We started off the day at a leather shop. All their coats are made with …..sheep skin leather! I never heard of it, it was cool. They started with a fashion show featuring yours truly… (jk)

Sadly, all the leather coats were like 4-500 euros! Sad face. Now to Ephesus! On the bus ride over, our tour guide gave us more interesting marriage facts. I believe this is also tied to Islamic tradition. A man can only officially divorce his wife once he does it three times. If he wishes to remarry her, she must first have an Islamic law interim marriage (considered necessary before a man can remarry a woman whom he has divorced three times in succession), consummate it and be divorced again! The man she would “marry” temporarily is called a hulle (two dots above the u). Generally, it’s a saggy old man. He must sleep with the woman before she can remarry her former husband. Men often would have to hire someone to play this part, and they tried to stay away from young strappling lads who might woo their ex-wives. Needless to say, this practice is supposed to be a deterrent from rashly divorcing your wife. http://books.google.com/books?id=DTIrK0et4LwC&pg=PA126&lpg=PA126&dq=hulle+turkish+divorce&source=bl&ots=3iQfRBAoff&sig=gMDV1pCDkuFoRK77RWfdIbqS5fU&hl=en&sa=X&ei=8BLZT4rWAYOc8QTUmfTpAw&sqi=2&ved=0CHkQ6AEwBg#v=onepage&q=hulle%20divorce&f=false  (page 119)

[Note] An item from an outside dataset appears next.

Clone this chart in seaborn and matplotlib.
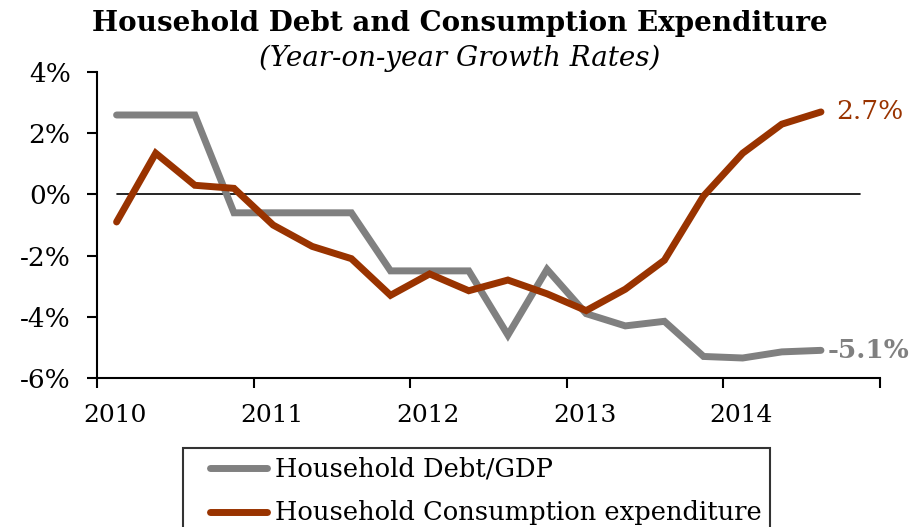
import pandas as pd
import matplotlib.pyplot as plt
import matplotlib.transforms as mtrans
import seaborn as sns

# quarterly observations (mid-quarter positions)
years = [2010.125, 2010.375, 2010.625, 2010.875,
         2011.125, 2011.375, 2011.625, 2011.875,
         2012.125, 2012.375, 2012.625, 2012.875,
         2013.125, 2013.375, 2013.625, 2013.875,
         2014.125, 2014.375, 2014.625]
debt_gdp = [2.6, 2.6, 2.6, -0.6, -0.6, -0.6, -0.6, -2.5, -2.5, -2.5,
            -4.6, -2.45, -3.9, -4.3, -4.15, -5.3, -5.35, -5.15, -5.1]
consumption = [-0.9, 1.35, 0.3, 0.2, -1.0, -1.7, -2.1, -3.3, -2.6, -3.15,
               -2.8, -3.25, -3.8, -3.1, -2.15, -0.05, 1.35, 2.3, 2.7]
series_names = ["Household Debt/GDP", "Household Consumption expenditure"]
tick_years = [2010, 2011, 2012, 2013, 2014, 2015]
tick_labels = ["2010", "2011", "2012", "2013", "2014", ""]

df = pd.DataFrame({
    "year": years * 2,
    "value": debt_gdp + consumption,
    "series": [series_names[0]] * len(years) + [series_names[1]] * len(years),
})

sns.set_style("white")
plt.rcParams["font.family"] = ["DejaVu Serif"]
plt.rcParams["text.color"] = "black"
plt.rcParams["xtick.color"] = "black"
plt.rcParams["ytick.color"] = "black"

gray = "#808080"
rust = "#993300"

fig = plt.figure(figsize=(9.24, 5.27), dpi=100)
ax = fig.add_axes([0.105, 0.283, 0.847, 0.580])

sns.lineplot(data=df, x="year", y="value", hue="series",
             palette=[gray, rust], linewidth=5, ax=ax,
             solid_capstyle="round", solid_joinstyle="miter")

ax.set_xlim(2010, 2015)
ax.set_ylim(-6, 4)
ax.set_xticks(tick_years)
ax.set_xticklabels(tick_labels)
ax.set_yticks([-6, -4, -2, 0, 2, 4])
ax.set_yticklabels(["-6%", "-4%", "-2%", "0%", "2%", "4%"])
ax.set_xlabel("")
ax.set_ylabel("")
ax.tick_params(axis="both", length=7, width=1.5, direction="out",
               color="black", labelcolor="black", left=True, bottom=True)
ax.tick_params(axis="x", labelsize=18, pad=12)
ax.tick_params(axis="y", labelsize=19, pad=12)

# year labels sit a little right of their ticks
shift = mtrans.ScaledTranslation(18 / 100, 0, fig.dpi_scale_trans)
for lbl in ax.get_xticklabels():
    lbl.set_transform(lbl.get_transform() + shift)

for side in ["top", "right"]:
    ax.spines[side].set_visible(False)
for side in ["left", "bottom"]:
    ax.spines[side].set_color("black")
    ax.spines[side].set_linewidth(1.5)

# zero reference line
ax.axhline(0, xmin=0.026, xmax=0.975, color="black", linewidth=1.2, zorder=1)

# end-point labels
ax.text(years[-1] + 0.1, consumption[-1], "2.7%", color=rust, fontsize=19,
        va="center", ha="left")
ax.text(years[-1] + 0.04, debt_gdp[-1], "-5.1%", color=gray, fontsize=19,
        fontweight="bold", va="center", ha="left")

fig.text(0.498, 0.955, "Household Debt and Consumption Expenditure",
         ha="center", va="center", fontsize=20, fontweight="bold")
fig.text(0.498, 0.889, "(Year-on-year Growth Rates)",
         ha="center", va="center", fontsize=20, fontstyle="italic")

ax.get_legend().remove()
handles, labels = ax.get_legend_handles_labels()
leg = fig.legend(handles, labels, loc="upper left",
                 bbox_to_anchor=(183 / 924, 1 - 448 / 527),
                 frameon=True, fontsize=18.5, handlelength=2.92, handletextpad=0.3,
                 borderpad=0.35, labelspacing=0.72, borderaxespad=0,
                 fancybox=False)
leg.get_frame().set_edgecolor("black")
leg.get_frame().set_linewidth(1.5)
for line in leg.get_lines():
    line.set_linewidth(5)
    line.set_solid_capstyle("round")
    xd = line.get_xdata()
    line.set_xdata([xd[0] + 13, xd[-1]])
    line.set_ydata([line.get_ydata()[0]] * 2)

fig.savefig("out.png", dpi=100)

Ephesus was supposed to be a stunning ruin. The library facade really was something to behold. Aside from that, I found it sort of run-of-the-mill. But I think that by this time, after Pompeii in Italy, Troy, Pergamum and Hieropolis, I was sort of ancient-ruined out.

Ephesus

Ephesus

Ephesus

I soon discovered that this trip would have significance to me as a Christian as well, both in Turkey and in Greece. Many of the places we went to were lived in by the early Christian communities who were persecuted against. Below is one of the early symbols that helped Christians recognize a Christian presence in a town. If you drew each of the Greek letters at the top of the sheet of paper, it would form that circle you see. Those letters spell out fish in Greek, which is how the fish symbol was soon used as well. I forget what each letter stood for but one of them stands for Christ.

Christian symbol

Christian symbol etched in the ground at Ephesus

Adventure of the day: Turkish bath! At the beginning of the trip, Larissa of the South African couple on the tour told me that her turkish bath was totally nude and still totally public lol. I couldn’t imagine doing that with strangers, let alone our contiki group! Fortunately, ours was done in bathing suits. I was sort of surprised that the turkish bath attendants were all male when all of the patrons were not, as some women were topless. In a muslim society I would have thought it’d be separated. Anyways, the first step was a dry sauna. I was DYING, it was so hot omg. Probably could have passed out. Second step was to go into the bath part of the house where there is a hot stone slab in the middle of the room. You go to be scrubbed down by the scrubber man on the hot stone slab. Then you go to a cold shower. Third step is to go to the massage man who does your feet. Then another cold shower. Fourth step was to be soaped down by the soap-man. Followed by…you guessed it….a cold shower. I was glad it was cold because the room is absolutely steaming. My goodness. But it was a cool experience!

turkish bath with the girls

inside a turkish bath

That night we stayed in Kusadasi. We went out to the shopping bazaar at night and I finally got some of the pashmina scarves I’d been eyeing. We met some really nice shop attendants. I like Turkish people! There are very few black people here though, I definitely noticed that. I think that countries in the west of Europe have more black people because they were all involved in colonization. I didn’t see many black people in places like the Czech Republic, Poland, Romania, etc. And when I thought about it, what role did they play in the great race to colonize? Pretty much none… But anyways, I got a positive reaction in Turkey anyway. I remember one man telling me he loved my hair and that he had a whole book with babies with hair like mine. Lol WEIRD.

Kusadasi shopping bazaar

nightstreet in kusadasi

The next day we are leaving Turkey and boarding the cruise to the Greek islands! I certainly loved Turkey and would love to go back and explore Istanbul and Izmir!